The claimant’s details have been changed but this is indeed a true case
Phil Mulryne acted on behalf of Mrs K to pursue a personal injury claim when she tripped and fell due to a defect in the surface of the pavement.
The claim was put to the local authority who advised that the land where the accident occurred formed part of a private courtyard of an adjoining property.
Land Registry searches were undertaken to establish the owner of the property and the claim was submitted to them. Liability was denied on their part arguing that the defect was on the public highway and not on their land.
There was further correspondence between the parties on this issue and eventually the owners of the property accepted that the accident occurred on their land but they argued that the land was subject to a public right of way and therefore they were not responsible for any defects that had arisen on the pavement/footpath due to wear and tear.
As liability was denied court proceedings were commenced and a trial date allocated.
As a result of the fall Mrs K had suffered an injury to the joint of her right (dominant) thumb with a rupture of ligaments that required repair. She made a good recovery from surgery but still had weakness in the thumb and had occasional pain with restriction of movement.
She had also suffered from an injury to her left wrist and left shoulder which recovered within a matter of a month or so. She also had some cuts and bruising to her left knee which also resolved within a similar period.
The Claimant also had a short period off work following the accident which resulted in loss of earnings. Also during her post-accident incapacity she required assistance with personal care provided by her daughter and husband for around 3 months and she required assistance with general housework to include cooking for around 2 months. She also was unable to undertake the general household weekly grocery shopping tasks for around 2 months and these duties were carried out by her husband.
The Claimant’s personal injury damages claim was valued in the region of £8,250.00. The loss of earnings/care and assistance claim along with a claim for treatment costs and travelling expenses was assessed in the sum of £3,000.00.
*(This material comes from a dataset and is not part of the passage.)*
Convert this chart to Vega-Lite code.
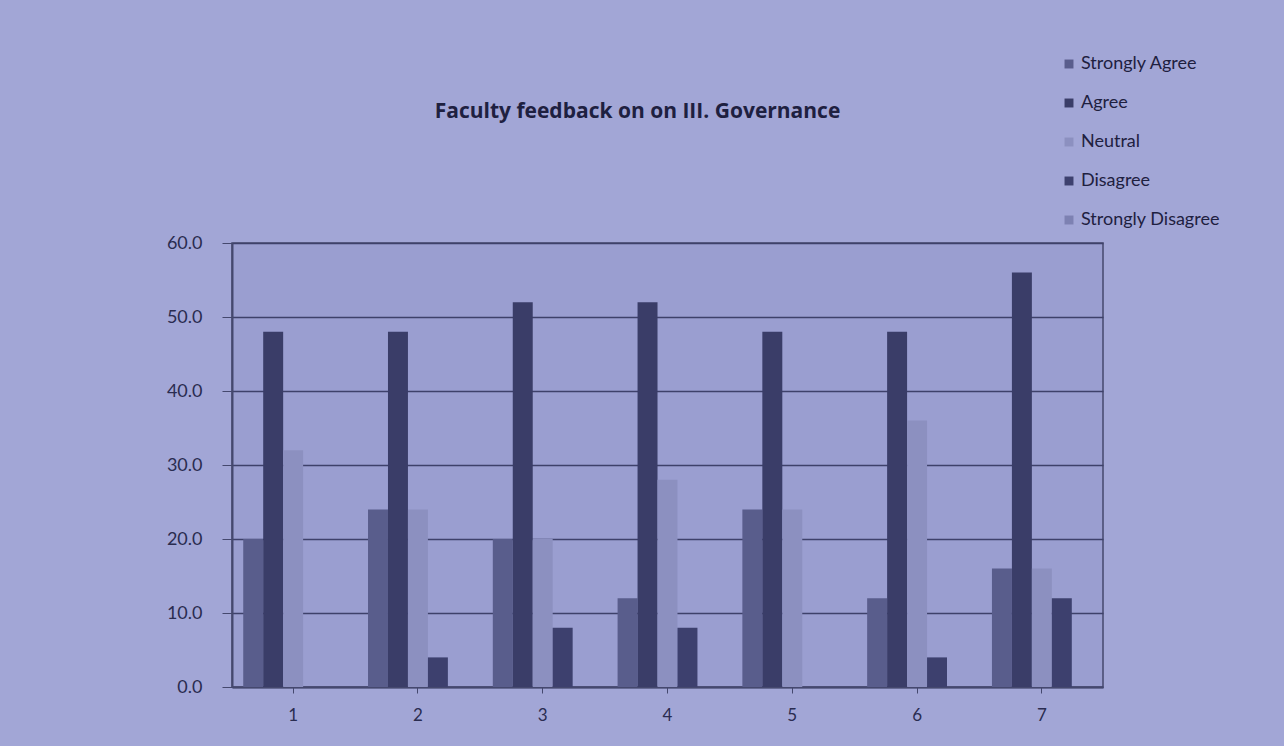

It was clear that there was no guarantee that the Claimant’s claim would succeed so these risks had to be factored in to the assessment of the claim when negotiating a settlement. It was also possible that if Claimant’s claim was successful there would be a deduction for contributory negligence in that the Defendants would argue that the Claimant should have noticed the defect to the footpath and avoided it.
An offer was put forward in the sum of £11,250.00 by ourselves but this was rejected and the Defendants put forward a counter offer of £9,000.00 which was increased to £10,000.00 after the initial offer was rejected.
The Claimant instructed ourselves to accept the offer of £10,000.00 to represent a final settlement on her claim.